• [Exercise objective]: Leave the pictures out, and retype all of the material exactly as written.

[Supplied data start]

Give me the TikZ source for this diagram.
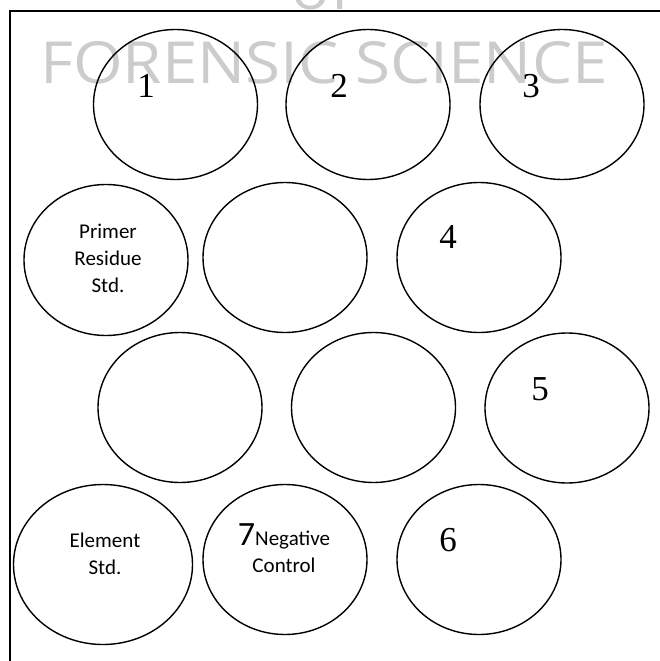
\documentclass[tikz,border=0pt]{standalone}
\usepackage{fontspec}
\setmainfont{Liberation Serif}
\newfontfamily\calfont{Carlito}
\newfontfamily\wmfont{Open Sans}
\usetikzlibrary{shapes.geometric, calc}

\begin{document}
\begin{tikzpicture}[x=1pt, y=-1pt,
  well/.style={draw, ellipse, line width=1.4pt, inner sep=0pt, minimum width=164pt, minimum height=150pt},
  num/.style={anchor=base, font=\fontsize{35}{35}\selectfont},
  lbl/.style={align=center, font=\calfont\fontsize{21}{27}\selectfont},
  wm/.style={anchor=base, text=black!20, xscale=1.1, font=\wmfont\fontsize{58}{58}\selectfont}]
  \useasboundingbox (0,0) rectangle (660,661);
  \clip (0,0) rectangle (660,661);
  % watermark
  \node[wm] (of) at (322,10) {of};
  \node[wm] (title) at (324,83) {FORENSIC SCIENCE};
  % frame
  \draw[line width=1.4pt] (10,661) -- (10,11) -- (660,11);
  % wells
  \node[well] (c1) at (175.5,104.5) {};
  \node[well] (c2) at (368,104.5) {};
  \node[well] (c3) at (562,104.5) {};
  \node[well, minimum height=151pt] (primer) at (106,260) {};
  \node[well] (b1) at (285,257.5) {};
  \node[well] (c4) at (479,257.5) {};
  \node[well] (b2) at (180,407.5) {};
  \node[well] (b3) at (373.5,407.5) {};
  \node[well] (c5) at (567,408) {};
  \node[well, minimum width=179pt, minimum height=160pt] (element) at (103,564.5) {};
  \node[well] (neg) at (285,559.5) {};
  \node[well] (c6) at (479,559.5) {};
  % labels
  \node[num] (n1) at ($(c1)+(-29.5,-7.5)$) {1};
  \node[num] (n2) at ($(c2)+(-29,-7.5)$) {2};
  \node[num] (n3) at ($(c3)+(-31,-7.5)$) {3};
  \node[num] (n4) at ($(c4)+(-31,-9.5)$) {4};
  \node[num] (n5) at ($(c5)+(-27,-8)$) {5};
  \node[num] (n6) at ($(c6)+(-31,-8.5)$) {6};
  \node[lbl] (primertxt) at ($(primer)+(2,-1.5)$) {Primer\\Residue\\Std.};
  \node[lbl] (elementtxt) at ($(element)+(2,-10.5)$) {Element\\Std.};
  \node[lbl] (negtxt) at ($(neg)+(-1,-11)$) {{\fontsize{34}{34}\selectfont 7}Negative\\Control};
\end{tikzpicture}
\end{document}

[Supplied data end]

• [Full response]:
Give me the TikZ source for this diagram.
\documentclass[tikz,border=0pt]{standalone}
\usepackage{fontspec}
\setmainfont{Liberation Serif}
\newfontfamily\calfont{Carlito}
\newfontfamily\wmfont{Open Sans}
\usetikzlibrary{shapes.geometric, calc}

\begin{document}
\begin{tikzpicture}[x=1pt, y=-1pt,
  well/.style={draw, ellipse, line width=1.4pt, inner sep=0pt, minimum width=164pt, minimum height=150pt},
  num/.style={anchor=base, font=\fontsize{35}{35}\selectfont},
  lbl/.style={align=center, font=\calfont\fontsize{21}{27}\selectfont},
  wm/.style={anchor=base, text=black!20, xscale=1.1, font=\wmfont\fontsize{58}{58}\selectfont}]
  \useasboundingbox (0,0) rectangle (660,661);
  \clip (0,0) rectangle (660,661);
  % watermark
  \node[wm] (of) at (322,10) {of};
  \node[wm] (title) at (324,83) {FORENSIC SCIENCE};
  % frame
  \draw[line width=1.4pt] (10,661) -- (10,11) -- (660,11);
  % wells
  \node[well] (c1) at (175.5,104.5) {};
  \node[well] (c2) at (368,104.5) {};
  \node[well] (c3) at (562,104.5) {};
  \node[well, minimum height=151pt] (primer) at (106,260) {};
  \node[well] (b1) at (285,257.5) {};
  \node[well] (c4) at (479,257.5) {};
  \node[well] (b2) at (180,407.5) {};
  \node[well] (b3) at (373.5,407.5) {};
  \node[well] (c5) at (567,408) {};
  \node[well, minimum width=179pt, minimum height=160pt] (element) at (103,564.5) {};
  \node[well] (neg) at (285,559.5) {};
  \node[well] (c6) at (479,559.5) {};
  % labels
  \node[num] (n1) at ($(c1)+(-29.5,-7.5)$) {1};
  \node[num] (n2) at ($(c2)+(-29,-7.5)$) {2};
  \node[num] (n3) at ($(c3)+(-31,-7.5)$) {3};
  \node[num] (n4) at ($(c4)+(-31,-9.5)$) {4};
  \node[num] (n5) at ($(c5)+(-27,-8)$) {5};
  \node[num] (n6) at ($(c6)+(-31,-8.5)$) {6};
  \node[lbl] (primertxt) at ($(primer)+(2,-1.5)$) {Primer\\Residue\\Std.};
  \node[lbl] (elementtxt) at ($(element)+(2,-10.5)$) {Element\\Std.};
  \node[lbl] (negtxt) at ($(neg)+(-1,-11)$) {{\fontsize{34}{34}\selectfont 7}Negative\\Control};
\end{tikzpicture}
\end{document}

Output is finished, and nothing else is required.